Thanks to Alexander "cousin" Carol Vass, who did the work classifying these YDNA-donor Alexanders into color-coded tentative family groups. She based the classification mostly on their DNA results but gave some consideration to their paper trails. This table does not include results beyond 37 markers; however, you may click the last marker of anyone testing beyond 37 to get the results on markers 38 through 67.

In addition to giving each family group a separate color, we have used colors to provide other information. Red text for the kit number of a family member means DNA markers of the other family memebers are compared with those of this member, and clicking on this member's kit number will take you to a page showing the early ancestors of the family members. Usually, we have chosen the member whose markers have the fewest differences with those of other members of the family group. Green text for the haplogroup means that the lab has conducted an actual test for the haplogroup; black menas that the lab has only confidently predicted the haplogroup. Bright yellow cells denote markers of other members that differ from the selected family representative. Red cells in the header denote markers that FTDNA has designated as fast mutators, meaning differences are more likely here.

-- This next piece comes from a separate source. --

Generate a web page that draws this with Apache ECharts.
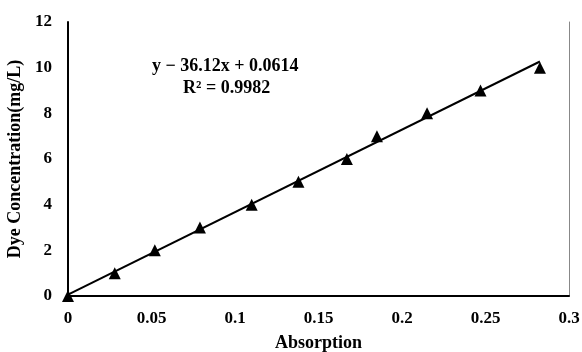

If you hold the pointer over the kit number of the first (or second if the first is in red text) member of a family group,you will see the name by which current family members designate the family. The "group" means haplogroup, a ten dollar word that most of us don't need to remember unless we are geneticists; however, briefly, haplogroups are divisions of people into major groups depending on where the ancestral tribes lived in relative isolation thousands of years ago. Two families, both designated R1a, are not necessarily closely related in their male line, but, on the other hand, the male lines of two families, one designated R and one one designated I, are certainly separated by thousands of years.

In a few cases, individuals not currently associated with any family group may eventually be joined to form a "new" family on the basis of further testing, but the currently tested markers do not definitively rule these cases in or out. (Twelve markers can sometimes definitively show lack of a relationship but are never enough to establish a definite relationship.)